In this study, we look at a dataset from a journal article titled "Impact of lockdown on university students’ learning process during the COVID-19 pandemic in Southern Central Bulgaria" The authors wanted to study the impact of the COVID-19 on students in Bulgaria. During the lockdown, these students were forced to attend classes remotely. Some students indicated that they will be discontinuing their education due to the impact of the pandemic. We wondered how we may be able to possibly lower this rate with the help of AI.
What it does
This AI model predicts what students will be discontinuing their education. This will help administrators intervene early and attempt to prevent these students from dropping out. The model will also be helpful if we are to face another pandemic.
How we built it
First, we uploaded our data set, of the data of the survey that the University Students in Bulgaria took. When we looked at the data we noticed that there was a free comment question - "Do you have some recommendations for improving the quality of distance learning?" - where the students could type in an answer. We decided to use Sentiment Analysis to convert it to a numeric value. We found an open-source Python library called vaderSentiment that could convert the text into an integer and decided to use it. From there, I created a Jupyter Notebook and uploaded the CSV data file. Then I loaded the CSV file to a Pandas data frame. Then I located the comment question and used the vaderSentiment to convert the text into a number and then added that numeric value back to the data frame as a new column. Then I downloaded the updated CSV file. Next, I created an AI model that can predict if a student will drop out. I decided to use IBM Watson Data Studio for this part. So first I uploaded the data file to Watson Studio. Then I added an AutoExperiment and asked it to predict if the student is going to drop out or not based on the values of the other columns. AutoExperiments will use several different algorithms and show the error for each one of them. I chose the one with the smallest error, one of the Ridge algorithms.
Challenges we ran into
We originally had some difficulty on where to start with using sentiment analysis, but after a little bit of trial and error, we were able to figure it out. We also had some difficulty with a few algorithms not running properly, lucky we were able to quickly resolve that issue as soon as we realized we had fed in an invalid integer by accident.
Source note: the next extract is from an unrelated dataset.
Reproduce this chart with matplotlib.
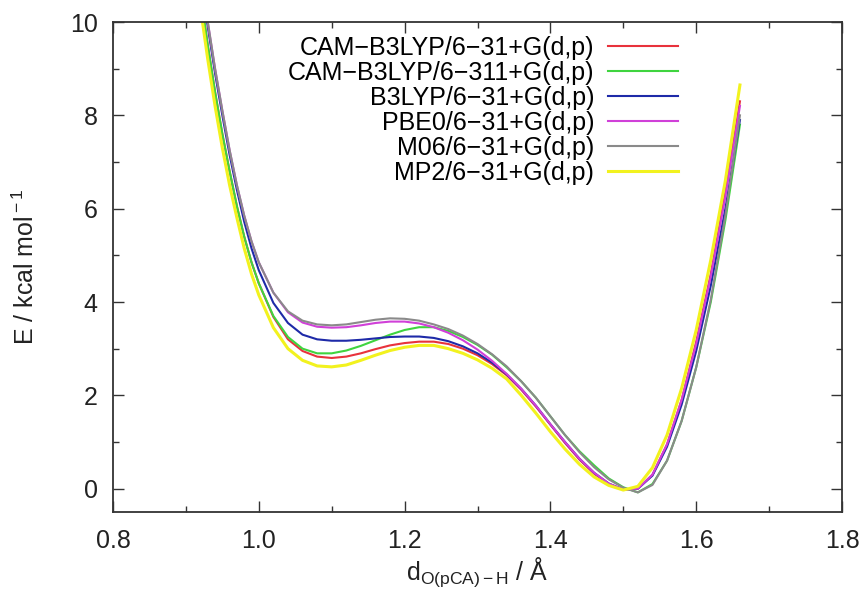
import numpy as np
import matplotlib
matplotlib.use("Agg")
import matplotlib.pyplot as plt
from matplotlib.ticker import MultipleLocator

plt.rcParams['font.family'] = ['Liberation Sans', 'DejaVu Sans']
plt.rcParams['mathtext.fontset'] = 'custom'
plt.rcParams['mathtext.rm'] = 'Liberation Sans'
plt.rcParams['mathtext.it'] = 'Liberation Sans:italic'

# distancia O(pCA)-H en Angstrom
d_OH = [0.92, 0.93, 0.94, 0.95, 0.96, 0.97, 0.98, 0.99, 1.00, 1.02, 1.04, 1.06,
        1.08, 1.10, 1.12, 1.14, 1.16, 1.18, 1.20, 1.22, 1.24, 1.26, 1.28, 1.30,
        1.32, 1.34, 1.36, 1.38, 1.40, 1.42, 1.44, 1.46, 1.48, 1.50, 1.52, 1.54,
        1.56, 1.58, 1.60, 1.62, 1.64, 1.66]

# energias en kcal/mol
E_cam_631 = [10.6, 9.5, 8.5, 7.6, 6.8, 6.05, 5.4, 4.85, 4.4, 3.68, 3.2, 2.95,
             2.83, 2.8, 2.83, 2.9, 2.99, 3.07, 3.12, 3.15, 3.15, 3.1, 3.0, 2.86,
             2.67, 2.43, 2.12, 1.76, 1.37, 0.98, 0.62, 0.32, 0.1, -0.02, 0.0, 0.3,
             0.95, 1.9, 3.15, 4.6, 6.35, 8.3]
E_cam_6311 = [10.6, 9.5, 8.5, 7.6, 6.8, 6.05, 5.4, 4.85, 4.4, 3.7, 3.25, 3.0,
              2.9, 2.9, 2.96, 3.06, 3.18, 3.3, 3.4, 3.46, 3.46, 3.38, 3.25, 3.08,
              2.87, 2.6, 2.3, 1.95, 1.55, 1.15, 0.8, 0.5, 0.22, 0.03, -0.08, 0.1,
              0.6, 1.45, 2.6, 4.0, 5.75, 7.8]
E_b3lyp = [10.9, 9.9, 8.9, 8.0, 7.15, 6.4, 5.72, 5.15, 4.68, 3.98, 3.55, 3.3,
           3.2, 3.17, 3.17, 3.19, 3.22, 3.25, 3.26, 3.26, 3.23, 3.16, 3.05, 2.9,
           2.7, 2.45, 2.14, 1.78, 1.38, 1.0, 0.64, 0.34, 0.11, -0.02, 0.0, 0.28,
           0.9, 1.8, 2.95, 4.35, 6.0, 7.9]
E_pbe0 = [11.0, 10.0, 9.0, 8.1, 7.25, 6.5, 5.85, 5.3, 4.85, 4.2, 3.78, 3.56,
          3.47, 3.45, 3.46, 3.5, 3.55, 3.58, 3.58, 3.54, 3.46, 3.34, 3.18, 2.98,
          2.74, 2.46, 2.14, 1.78, 1.38, 1.0, 0.64, 0.34, 0.11, -0.02, 0.0, 0.3,
          0.95, 1.9, 3.1, 4.55, 6.25, 8.2]
E_m06 = [11.0, 10.0, 9.0, 8.1, 7.25, 6.5, 5.85, 5.3, 4.85, 4.2, 3.8, 3.6,
         3.52, 3.5, 3.52, 3.57, 3.62, 3.65, 3.64, 3.6, 3.52, 3.42, 3.28, 3.1,
         2.88, 2.62, 2.3, 1.95, 1.55, 1.15, 0.78, 0.46, 0.2, 0.02, -0.08, 0.08,
         0.6, 1.45, 2.6, 4.05, 5.85, 8.0]
E_mp2 = [10.3, 9.2, 8.2, 7.3, 6.5, 5.8, 5.15, 4.6, 4.15, 3.45, 3.0, 2.75,
         2.63, 2.61, 2.65, 2.75, 2.86, 2.96, 3.03, 3.07, 3.07, 3.0, 2.9, 2.76,
         2.58, 2.35, 2.0, 1.62, 1.22, 0.85, 0.52, 0.25, 0.07, -0.03, 0.05, 0.45,
         1.15, 2.15, 3.4, 4.9, 6.6, 8.65]

etiquetas = ['CAM\u2212B3LYP/6\u221231+G(d,p)', 'CAM\u2212B3LYP/6\u2212311+G(d,p)',
             'B3LYP/6\u221231+G(d,p)', 'PBE0/6\u221231+G(d,p)',
             'M06/6\u221231+G(d,p)', 'MP2/6\u221231+G(d,p)']
series = [E_cam_631, E_cam_6311, E_b3lyp, E_pbe0, E_m06, E_mp2]
colores = ['#e8323c', '#3fd43f', '#1e2aa8', '#d040d8', '#8a8a8a', '#f2f21e']
anchos = [1.5, 1.5, 1.5, 1.5, 1.5, 2.2]

fs = 18

fig = plt.figure(figsize=(8.62, 5.90), dpi=100)
ax = fig.add_axes([113/862, 1-512/590, (842-113)/862, (512-22)/590])

for E, lab, c, lw in zip(series, etiquetas, colores, anchos):
    ax.plot(d_OH, E, color=c, lw=lw, label=lab)

ax.set_xlim(0.8, 1.8)
ax.set_ylim(-0.5, 10)
ax.xaxis.set_major_locator(MultipleLocator(0.2))
ax.xaxis.set_minor_locator(MultipleLocator(0.1))
ax.yaxis.set_major_locator(MultipleLocator(2))
ax.yaxis.set_minor_locator(MultipleLocator(1))
ax.xaxis.set_major_formatter(plt.FormatStrFormatter('%.1f'))
ax.tick_params(which='both', direction='in', top=True, right=True,
               labelsize=fs, colors='#333333', labelcolor='#222222')
ax.tick_params(which='major', length=8, width=1.0)
ax.tick_params(which='minor', length=4, width=1.0)
ax.tick_params(axis='x', which='major', pad=12)
ax.tick_params(axis='y', which='major', pad=11)
for s in ax.spines.values():
    s.set_linewidth(1.3)
    s.set_color('#333333')

ax.set_xlabel(r'd$_{\rm O(pCA)-H}$ / Å', fontsize=fs, color='#222222')
ax.set_ylabel(r'E / kcal mol$^{\rm -1}$', fontsize=fs, color='#222222')
ax.xaxis.set_label_coords(0.5, -0.088)
ax.yaxis.set_label_coords(-0.102, 0.5)

ax.legend(loc='upper right', bbox_to_anchor=(0.775, 0.972), frameon=False,
          markerfirst=False, fontsize=fs, handlelength=2.8, handletextpad=0.55,
          labelspacing=0.04, borderpad=0, borderaxespad=0)

fig.savefig('out.png', dpi=100)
Accomplishments that we're proud of
Not having to start completely over as frequently as I thought we would have to.
What we learned
We learned how to properly apply and use Sentiment Analysis, we also deepened our knowledge on different algorithms and their errors, and how it may affect prediction accuracy.
What's next for Student Dropout Predictor during COVID
We hope to further improve this AI model, by possibly adding it to a website or app of some sort to make it more user-friendly.